You finally got the MariaDB cluster humming. Then someone says, “Can we tie this into LDAP?” and every DBA in the room develops an eye twitch. Connecting identity and data access sounds simple until you realize that each team defines “user” differently. LDAP has users and groups. MariaDB has accounts and privileges. The real trick is getting them to trust each other without chaos.
At its core, LDAP provides centralized identity. It knows who each user is, what team they belong to, and how they authenticate. MariaDB handles data, queries, and permissions inside the database. When you integrate the two, your admins stop creating manual users in every instance, your auditors get consistent logs, and your developers log in with their real credentials. LDAP MariaDB integration replaces one-off grants with rule-based trust.
To make it work cleanly, start with the logic: LDAP becomes the source of identity truth, while MariaDB enforces permissions at the data layer.

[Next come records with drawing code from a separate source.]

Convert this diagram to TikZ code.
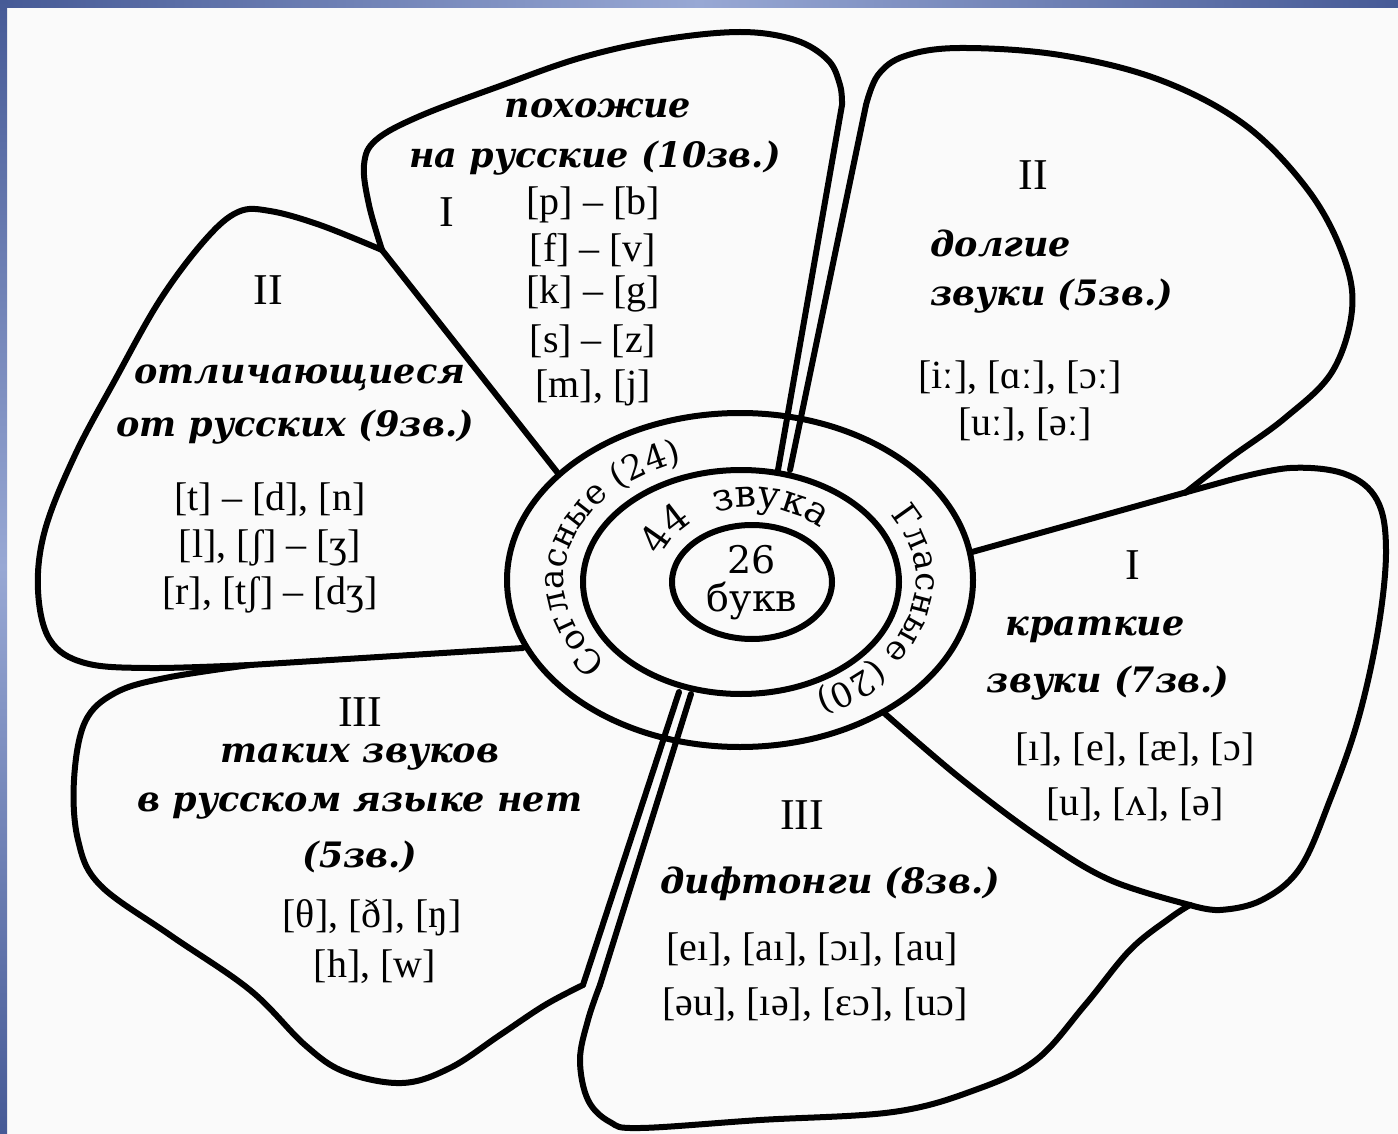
\documentclass[tikz,border=0pt]{standalone}
\usepackage{fontspec}
\setmainfont{DejaVu Serif}
\newfontfamily\ipafont{Liberation Serif}
\usetikzlibrary{decorations.text}
\definecolor{paper}{RGB}{250,250,250}
\definecolor{blueD}{RGB}{70,90,150}
\definecolor{blueL}{RGB}{152,168,212}
\begin{document}
\begin{tikzpicture}[x=0.5pt,y=-0.5pt,
  outl/.style={line width=3pt, line join=round, line cap=round},
  lab/.style={font=\fontsize{17.5}{20}\selectfont\bfseries\itshape, align=center, inner sep=0pt},
  labl/.style={font=\fontsize{17.5}{20}\selectfont\bfseries\itshape, anchor=west, inner sep=0pt},
  ipa/.style={font=\ipafont\fontsize{20}{24}\selectfont, inner sep=0pt},
  rom/.style={font=\ipafont\fontsize{22}{24}\selectfont, inner sep=0pt},
  ctr/.style={font=\fontsize{19}{21}\selectfont, inner sep=0pt}]
\useasboundingbox (0,0) rectangle (1398,1134);
\fill[paper] (0,0) rectangle (1398,1134);
\shade[left color=blueD, right color=blueD, middle color=blueL] (0,0) rectangle (1398,8);
\shade[top color=blueD, bottom color=blueD, middle color=blueL] (0,0) rectangle (7,1134);

% ellipses
\draw[outl] (740,580) ellipse[x radius=233, y radius=167];
\draw[outl] (741,582) ellipse[x radius=158, y radius=112];
\draw[outl] (752,582) ellipse[x radius=80, y radius=57];

% straight boundaries
\draw[outl] (557,472) -- (382,250);
\draw[outl] (523,648) -- (250,665);
\draw[outl] (972,552) -- (1230,480);
% double lines
\draw[outl] (778,470) -- (842,105);
\draw[outl] (790,470) -- (866,105);
\draw[outl] (679,692) -- (583,985);
\draw[outl] (691,694) -- (600,985);

% top petal
\draw[outl] plot[smooth, tension=0.6] coordinates {(382,250) (369,205) (364,165) (376,140) (420,116) (500,86) (580,58) (660,40) (740,32) (795,40) (828,60) (840,85) (842,105)};
% left petal
\draw[outl] plot[smooth, tension=0.6] coordinates {(382,250) (320,225) (270,211) (238,212) (205,240) (160,300) (115,380) (75,455) (45,530) (38,590) (50,640) (85,663) (150,668) (250,665)};
% bottom-left petal
\draw[outl] plot[smooth, tension=0.6] coordinates {(250,665) (165,678) (115,693) (85,722) (74,780) (78,840) (100,885) (170,935) (250,990) (305,1045) (345,1072) (402,1083) (450,1068) (500,1035) (545,1005) (583,985)};
% bottom petal
\draw[outl] plot[smooth, tension=0.6] coordinates {(600,985) (588,1020) (580,1060) (588,1100) (610,1122) (640,1128) (760,1120) (893,1112) (975,1090) (1036,1060) (1085,1005) (1130,950) (1170,918) (1190,905)};
% right petal
\draw[outl] plot[smooth, tension=0.6] coordinates {(1230,480) (1290,468) (1345,474) (1377,500) (1386,550) (1378,630) (1358,720) (1330,800) (1300,868) (1262,900) (1220,910) (1190,905)};
\draw[outl] plot[smooth, tension=0.6] coordinates {(883,712) (960,778) (1040,838) (1110,880) (1190,905)};
% upper-right petal
\draw[outl] plot[smooth, tension=0.6] coordinates {(866,105) (878,75) (905,56) (960,48) (1060,55) (1160,80) (1245,125) (1308,190) (1343,255) (1352,310) (1332,372) (1285,418) (1230,458) (1185,493)};

% center texts
\node[ctr] (n26) at (752,560) {26};
\node[ctr] (nbukv) at (752,601) {букв};
\path[decorate, decoration={text along path, text align=center,
  text={|\fontsize{19}{19}\selectfont|44}}]
  (752,582) ++(196:97 and 75) arc[start angle=196, end angle=236, x radius=97, y radius=75];
\path[decorate, decoration={text along path, text align=center,
  text={|\fontsize{19}{19}\selectfont|звука}}]
  (752,582) ++(236:97 and 75) arc[start angle=236, end angle=328, x radius=97, y radius=75];
\path[decorate, decoration={text along path, text align=center,
  text={|\fontsize{17}{17}\selectfont|Согласные (24)}}]
  (740,580) ++(119:176 and 125) arc[start angle=119, end angle=269, x radius=176, y radius=125];
\path[decorate, decoration={text along path, text align=center,
  text={|\fontsize{17}{17}\selectfont|Гласные (20)}}]
  (740,580) ++(-60:176 and 125) arc[start angle=-60, end angle=90, x radius=176, y radius=125];

% top petal texts
\node[lab] (t1) at (598,108) {похожие};
\node[lab] (t2) at (595,158) {на русские (10зв.)};
\node[rom] (r1) at (447,212) {I};
\node[ipa] (a1) at (593,205) {[p] – [b]};
\node[ipa] (a2) at (593,250) {[f] – [v]};
\node[ipa] (a3) at (593,294) {[k] – [g]};
\node[ipa] (a4) at (593,341) {[s] – [z]};
\node[ipa] (a5) at (593,388) {[m], [j]};

% upper right
\node[rom] (r2) at (1033,175) {II};
\node[labl] (u1) at (930,243) {долгие};
\node[labl] (u2) at (930,296) {звуки (5зв.)};
\node[ipa] (b1) at (1020,378) {[iː], [ɑː], [ɔː]};
\node[ipa] (b2) at (1025,425) {[uː], [əː]};

% left
\node[rom] (r3) at (268,290) {II};
\node[lab] (l1) at (300,378) {отличающиеся};
\node[lab] (l2) at (295,427) {от русских (9зв.)};
\node[ipa] (c1) at (270,500) {[t] – [d], [n]};
\node[ipa] (c2) at (270,548) {[l], [ʃ] – [ʒ]};
\node[ipa] (c3) at (270,595) {[r], [tʃ] – [dʒ]};

% right
\node[rom] (r4) at (1133,565) {I};
\node[lab] (k1) at (1095,630) {краткие};
\node[lab] (k2) at (1108,683) {звуки (7зв.)};
\node[ipa] (d1) at (1135,750) {[ı], [e], [æ], [ɔ]};
\node[ipa] (d2) at (1135,805) {[u], [ʌ], [ə]};

% bottom-left
\node[rom] (r5) at (360,712) {III};
\node[lab] (s1) at (360,757) {таких звуков};
\node[lab] (s2) at (360,806) {в русском языке нет};
\node[lab] (s3) at (360,857) {(5зв.)};
\node[ipa] (e1) at (372,918) {[θ], [ð], [ŋ]};
\node[ipa] (e2) at (375,967) {[h], [w]};

% bottom
\node[rom] (r6) at (802,815) {III};
\node[lab] (f1) at (830,884) {дифтонги (8зв.)};
\node[ipa] (g1) at (812,950) {[eı], [aı], [ɔı], [au]};
\node[ipa] (g2) at (815,1005) {[əu], [ıə], [ɛɔ], [uɔ]};
\end{tikzpicture}
\end{document}
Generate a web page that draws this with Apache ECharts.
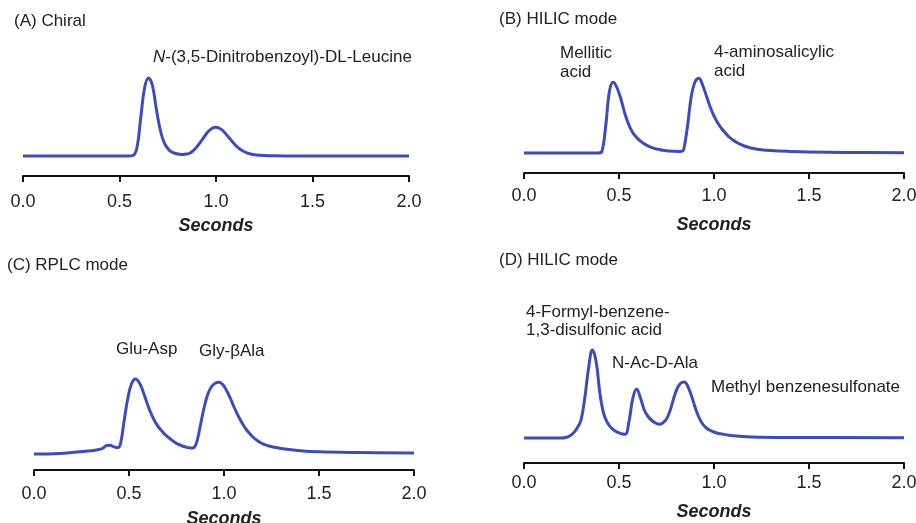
<!DOCTYPE html>
<html>
<head>
<meta charset="utf-8">
<title>Chromatograms</title>
<script src="https://cdn.jsdelivr.net/npm/echarts@6/dist/echarts.min.js"></script>
<style>
  html, body { margin: 0; padding: 0; background: #fff; }
  #chart { width: 916px; height: 523px; }
</style>
</head>
<body>
<div id="chart"></div>
<script>
// x ticks (seconds)
const xTicks = [0.0, 0.5, 1.0, 1.5, 2.0]

// detector signal above baseline, [seconds, signal]
const chiral = [
  [0, 0], [0.5, 0], [0.55, 0], [0.57, 0.5], [0.59, 8], [0.61, 38], [0.63, 68], [0.65, 78],
  [0.67, 71], [0.69, 48], [0.71, 27], [0.73, 14], [0.75, 7.5], [0.77, 4], [0.79, 2.5],
  [0.81, 1.8], [0.83, 1.6], [0.85, 2], [0.86, 2.5], [0.88, 5], [0.9, 9], [0.92, 14],
  [0.94, 19.5], [0.96, 24.5], [0.98, 27.7], [1.0, 28.7], [1.02, 27.5], [1.04, 24.5],
  [1.06, 20], [1.08, 15.5], [1.1, 11], [1.12, 7.5], [1.14, 5], [1.16, 3.2], [1.18, 2],
  [1.2, 1.3], [1.25, 0.5], [1.3, 0.2], [1.4, 0], [2.0, 0],
]
const hilicB = [
  [0, 0], [0.35, 0], [0.39, 0], [0.41, 1.5], [0.43, 27], [0.45, 62], [0.47, 70.7], [0.49, 65],
  [0.51, 54], [0.53, 40], [0.55, 29], [0.57, 21], [0.59, 16], [0.61, 12.5], [0.63, 9.5],
  [0.65, 7.3], [0.67, 5.7], [0.69, 4.4], [0.71, 3.5], [0.73, 2.8], [0.75, 2.3], [0.77, 2],
  [0.79, 1.8], [0.81, 1.6], [0.83, 1.8], [0.84, 3], [0.86, 26], [0.88, 56], [0.9, 71],
  [0.92, 74.7], [0.94, 68], [0.96, 57], [0.98, 46], [1.0, 37], [1.02, 30], [1.04, 24.5],
  [1.06, 20], [1.08, 16], [1.1, 13], [1.12, 10.5], [1.14, 8.6], [1.16, 7], [1.18, 5.8],
  [1.2, 4.8], [1.25, 3.2], [1.3, 2.4], [1.4, 1.6], [1.5, 1.1], [1.7, 0.6], [2.0, 0.3],
]
const rplc = [
  [0, 0], [0.1, 0.3], [0.2, 1.5], [0.3, 3.2], [0.34, 4.5], [0.36, 5.5], [0.38, 8.3],
  [0.4, 8.8], [0.42, 7.2], [0.44, 6.3], [0.455, 10], [0.475, 34], [0.495, 57], [0.515, 71],
  [0.535, 75], [0.555, 71], [0.575, 62], [0.595, 51], [0.615, 41], [0.635, 33], [0.655, 27],
  [0.675, 22.5], [0.695, 18.5], [0.715, 15.5], [0.735, 12.5], [0.755, 10.2], [0.775, 8.5],
  [0.795, 7.2], [0.815, 6.2], [0.835, 6], [0.855, 11], [0.875, 28], [0.895, 46], [0.915, 60],
  [0.935, 67.5], [0.955, 71], [0.975, 71.7], [0.995, 69], [1.015, 63], [1.035, 55],
  [1.055, 46], [1.075, 38], [1.095, 31], [1.115, 25], [1.135, 20.5], [1.155, 16.5],
  [1.175, 13.5], [1.195, 11], [1.215, 9.3], [1.235, 8], [1.26, 7], [1.3, 5.5], [1.4, 3.3],
  [1.5, 2.2], [1.7, 1.5], [2.0, 1],
]
const hilicD = [
  [0, 0], [0.18, 0], [0.2, 0], [0.22, 0.5], [0.24, 2], [0.26, 5], [0.28, 10], [0.3, 18],
  [0.32, 40], [0.34, 70], [0.36, 88], [0.38, 76], [0.4, 44], [0.42, 24], [0.44, 15],
  [0.46, 10], [0.48, 7], [0.5, 5.2], [0.52, 4], [0.533, 3.7], [0.553, 17], [0.573, 40],
  [0.593, 49], [0.613, 40], [0.633, 28], [0.653, 21.5], [0.673, 17.5], [0.693, 15],
  [0.713, 13.7], [0.73, 15], [0.75, 19], [0.77, 28], [0.79, 41], [0.81, 51], [0.83, 55.5],
  [0.845, 56], [0.86, 52.5], [0.88, 43], [0.9, 31], [0.92, 21], [0.94, 14], [0.96, 10],
  [0.98, 7.6], [1.0, 6], [1.02, 4.8], [1.05, 3.7], [1.08, 2.8], [1.12, 2], [1.2, 1],
  [1.4, 0.5], [2.0, 0.3],
]

const blue = '#3d4db5'
const ink = '#222'
const font = 'Liberation Sans, Arial, sans-serif'

const panels = [
  { data: chiral, grid: { left: 23, width: 386, top: 66, height: 110 }, yMin: -20, yMax: 90, labelMargin: 17, nameGap: 41 },
  { data: hilicB, grid: { left: 524, width: 380, top: 63, height: 110 }, yMin: -20, yMax: 90, labelMargin: 14.5, nameGap: 43 },
  { data: rplc, grid: { left: 34, width: 380, top: 364, height: 106 }, yMin: -16, yMax: 90, labelMargin: 15, nameGap: 40 },
  { data: hilicD, grid: { left: 524, width: 380, top: 338, height: 125 }, yMin: -25, yMax: 100, labelMargin: 11.5, nameGap: 40 },
]

function txt(x, y, text, extra) {
  return {
    type: 'text',
    x, y,
    style: Object.assign({
      text,
      font: '17px ' + font,
      fill: ink,
      textVerticalAlign: 'middle',
      verticalAlign: 'middle',
      lineHeight: 19,
    }, extra || {}),
  }
}

const option = {
  animation: false,
  backgroundColor: '#fff',
  // v6 would otherwise shrink grids to keep axis names inside the canvas
  grid: panels.map(p => Object.assign({ containLabel: false, outerBoundsMode: 'none' }, p.grid)),
  xAxis: panels.map((p, i) => ({
    type: 'value',
    gridIndex: i,
    min: 0,
    max: 2,
    interval: 0.5,
    name: 'Seconds',
    nameLocation: 'middle',
    nameGap: p.nameGap,
    nameTextStyle: { fontSize: 18, fontWeight: 'bold', fontStyle: 'italic', color: ink, fontFamily: font },
    splitLine: { show: false },
    axisLine: { onZero: false, lineStyle: { color: '#111', width: 2 } },
    axisTick: { show: true, inside: false, length: 6, lineStyle: { color: '#111', width: 2 } },
    axisLabel: {
      margin: p.labelMargin,
      fontSize: 18,
      color: ink,
      fontFamily: font,
      showMinLabel: true,
      showMaxLabel: true,
      formatter: v => xTicks.includes(v) ? v.toFixed(1) : '',
    },
  })),
  yAxis: panels.map((p, i) => ({
    type: 'value',
    gridIndex: i,
    min: p.yMin,
    max: p.yMax,
    show: false,
  })),
  series: panels.map((p, i) => ({
    type: 'line',
    xAxisIndex: i,
    yAxisIndex: i,
    data: p.data,
    smooth: 0.4,
    showSymbol: false,
    lineStyle: { color: blue, width: 3 },
  })),
  graphic: [
    txt(14, 21, '(A) Chiral'),
    txt(153, 57, '{i|N}-(3,5-Dinitrobenzoyl)-DL-Leucine', {
      rich: { i: { fontStyle: 'italic', fontSize: 17, fontFamily: font, fill: ink } },
    }),
    txt(499, 19, '(B) HILIC mode'),
    txt(560, 62.5, 'Mellitic\nacid'),
    txt(714, 61.5, '4-aminosalicylic\nacid'),
    txt(7, 265, '(C) RPLC mode'),
    txt(116, 349, 'Glu-Asp'),
    txt(199, 351, 'Gly-βAla'),
    txt(499, 260, '(D) HILIC mode'),
    txt(526, 321, '4-Formyl-benzene-\n1,3-disulfonic acid', { lineHeight: 18 }),
    txt(612, 363, 'N-Ac-D-Ala'),
    txt(711, 387, 'Methyl benzenesulfonate'),
  ],
}

const chart = echarts.init(document.getElementById('chart'))
chart.setOption(option)
</script>
</body>
</html>
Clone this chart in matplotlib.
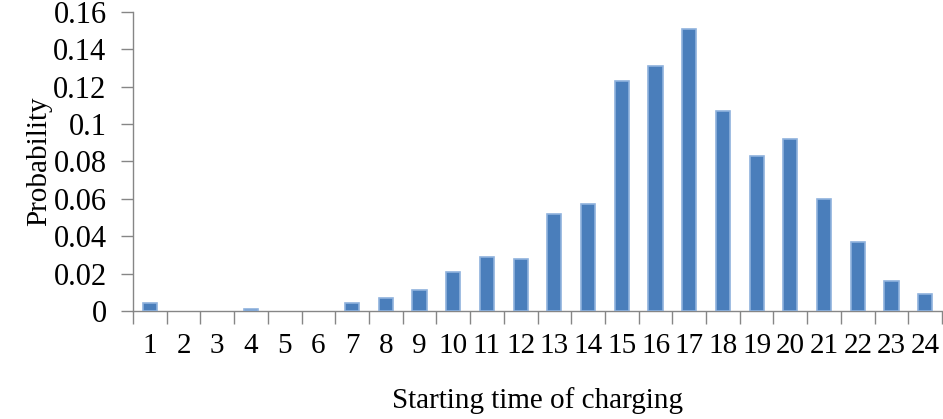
import matplotlib
matplotlib.use("Agg")
import matplotlib.pyplot as plt
from matplotlib.ticker import FuncFormatter, FixedLocator

# starting hour of charging and its probability
hours = list(range(1, 25))
probability = [0.004, 0.0, 0.0, 0.001, 0.0, 0.0, 0.004, 0.007, 0.011, 0.021,
               0.029, 0.028, 0.052, 0.057, 0.123, 0.131, 0.151, 0.107, 0.083, 0.092,
               0.060, 0.037, 0.016, 0.009]
yTicks = [0, 0.02, 0.04, 0.06, 0.08, 0.1, 0.12, 0.14, 0.16]

#====================================================================================================

def main():

    plt.rcParams['font.family'] = ['Liberation Serif', 'DejaVu Serif']
    axisColor = "#868686"

    fig = plt.figure(figsize = (9.43, 4.19), dpi = 100)
    axis = fig.add_axes([0.141, 0.258, 0.858, 0.714])

    pos = list(range(len(hours)))
    # no outline on empty bars
    edgeWidths = [1.2 if p > 0 else 0 for p in probability]
    axis.bar(pos, probability, width = 0.42, color = "#4A7EBB",
             edgecolor = "#8FB2DD", linewidth = edgeWidths, zorder = 3)

    axis.set_xlim(-0.5, len(hours) - 0.5)
    axis.set_ylim(0, 0.16)

    axis.set_yticks(yTicks)
    axis.yaxis.set_major_formatter(FuncFormatter(lambda v, p: "%g" % v))

    # labels centred on categories, tick marks on category boundaries
    axis.set_xticks(pos)
    axis.set_xticklabels([str(h) for h in hours])
    axis.xaxis.set_minor_locator(FixedLocator([p - 0.5 for p in pos] + [len(hours) - 0.5]))
    axis.tick_params(axis = "x", which = "major", length = 0, pad = 16, labelsize = 21)
    axis.tick_params(axis = "x", which = "minor", length = 9, width = 1, color = axisColor, direction = "out")
    axis.tick_params(axis = "y", which = "major", length = 9, width = 1, color = axisColor,
                     direction = "out", pad = 10, labelsize = 22)

    for side in ["top", "right"]:
        axis.spines[side].set_visible(False)
    for side in ["left", "bottom"]:
        axis.spines[side].set_color(axisColor)
        axis.spines[side].set_linewidth(1)

    axis.set_ylabel("Probability", fontsize = 21, labelpad = 1)
    axis.set_xlabel("Starting time of charging", fontsize = 21, labelpad = 20)

    fig.savefig("out.png", dpi = 100)

#====================================================================================================

if __name__ == "__main__":
    main()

Instead of local accounts, configure MariaDB to validate credentials against the LDAP directory using plugin authentication. Once verified, map relevant LDAP groups to MariaDB roles. “Engineering” might get read/write on dev tables, while “Finance” only sees the accounting schema. You are no longer assigning people to databases, you are assigning roles to functions.
If things break, it is usually because of mismatched filters or poor attribute mapping. Keep directory structures simple, and define one canonical group path. Always test with least privilege first. Rotating LDAP passwords and certificates should be part of regular maintenance, the same way you vacuum tables or back up data.